Friday, April 15, 2011

Friday Afternooon in Downtown Brooklyn: The Giacomo Gates Quintet at the former Brooklyn Paramount at Long Island University

Today Long Island University hosted an all-day conference, "Magnet for the Masses: When Theatre was PARAMOUNT in Brooklyn," at the Arnold & Marie Schwartz Gymnasium in what was the conference's subject, the legendary and beloved Brooklyn Paramount Theatre on the corner of Flatbush and DeKalb Avenues.

Regrettably, business kept us away from the morning panels of the event, created by The Theatre Museum, about the history of the Paramount and its entertainment, panels featuring such notables as radio and television personality Joe Franklin (with whom we once had a wonderful talk in the late '70s) and Norman Steinberg, who helped write the screenplay for the Mel Brooks classic "Blazing Saddles"; Don K. Reed of WCBS FM’s “The Doo Wop Shop;” the official Brooklyn Historian, Ron Schweiger; vaudeville historian Travis Stuart; and others.

But we did get to downtown Brooklyn this afternoon in time to catch the end of the conference with a fine jazz performance by the Giacomo Gates Quintet,

featuring the velvet-voiced Giacomo Gates and Sam Newsome (soprano sax), Greg Lewis (keyboard), Carlo de Rosa (bass), Eric Wyatt (sax) and Shinnosuke Takahashi (drums).

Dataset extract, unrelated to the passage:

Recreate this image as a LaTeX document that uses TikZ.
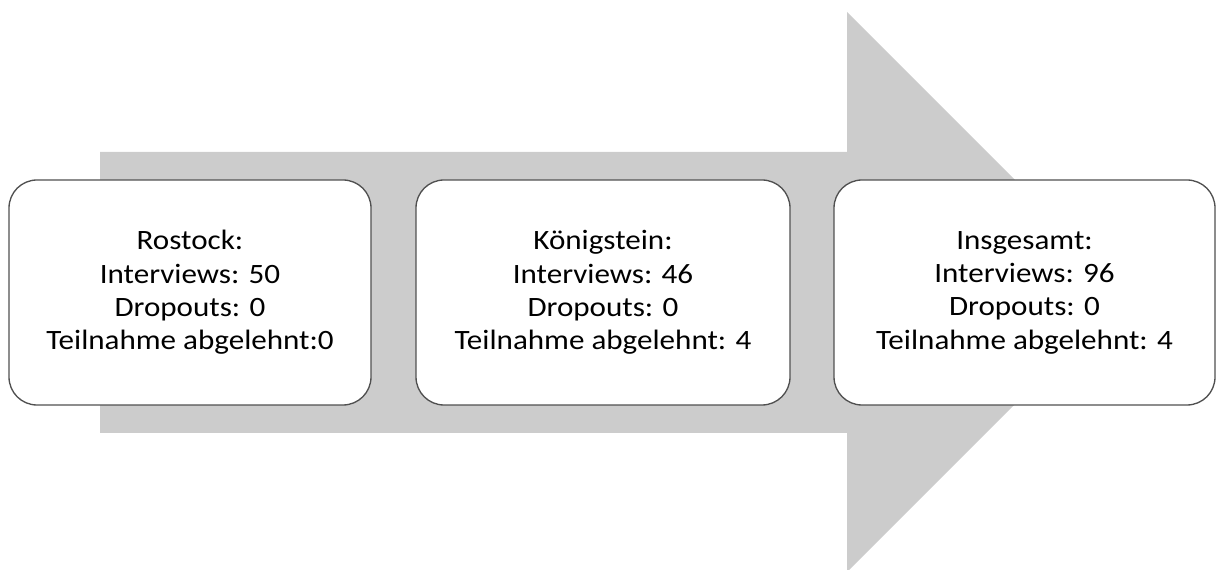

The band was amazing, and Giacomo Gates sang a series of songs that brought back a lot of memories, even if they were mostly from our parents' generation: "Baby, You Should Know It," "Lady Be Good," "You'd Be So Nice to Come Home To," "Summertime". . .

You haven't lived until you've heard Giacomo Gates doing his Irving Berlin/Theolonius Monk combo of "Blue Skies/In Walked Bud." He told some great stories about the musicians, too.

It's too bad we missed hearing an expert play "The Mighty Wurlitzer," one of the great theater organs on the planet. It supposedly plays as well now as it did in 1928.

We actually never went to the Brooklyn Paramount when it was still a theater, although we passed it constantly. Along with the Fox across Flatbush Avenue, it was one of the greatest theaters in New York. Cezar Del Valle, the knowledgeable theater historian, talked about it in a great Brooklyn Public Library lecture we attended a year ago.

Here's a good one-paragraph summary of Brooklyn Paramount history from the New York Theatre Organ Society:
For the true movie palace buff. . . [t]here's still enough of the original grandeur visible to see why audiences in 1928 considered it the most beautiful motion picture theatre in the world. It opened on November 23, 1928, with Nancy Carroll in Manhattan Cocktail as "Paramount-Publix's Gift to Brooklyn" and closed its doors to movie-goers on August 21, 1962, with John Wayne in Hatari. The Brooklyn Paramount was the capstone in the career of the noted architects, Rapp & Rapp, and for sheer opulence it outshone anything they ever designed.

The great latticed ceiling and arches along the side walls were originally festooned with artificial foliage; the arches concealed the lights of the Wilfred Color Organ, a lighting system that subtly changed the color of the whole theatre to suit the mood of the moment. Chorus girls pranced down the golden staircases from the organ grilles to the stage. The 4,500 seats (making it the second largest theatre in New York when it opened) were upholstered in random tones that ranged from plum to scarlet. Below the stupendous grand drapery of the proscenium arch hung a midnight-blue velvet curtain embroidered with pheasants in polychrome satin.

We have been in this theater space before, though, when it was -- for decades -- Long Island University's gymnasium. Our first college teaching job was in LIU's English Department, where we taught part-time from 1975 to 1978, and we came in here to see the Blackbirds play basketball.

Here's a Life Magazine photo from 55 years ago of the balcony audience at Alan Freed's Easter show in April 1956. Somehow we missed it, but then we still had a few months to go before starting kindergarten at P.S. 244.

We're always a little late, it seems. We're sorry we missed most of today's event but are looking forward to seeing and hearing more about it (someone was taping it). At the close of the conference, one of those listed on the program as "conference macher," LIU anthropology professor Michael Hittman, got a well-deserved round of applause.

The other conference "macher" listed was LIU history professor Joseph Dorinson, whom we're sure would not recall us -- but when we were in our early twenties, Joe was one of our models for what being a great college teacher was all about. It's always so nice to come home to this campus, which has such great memories for many, many people.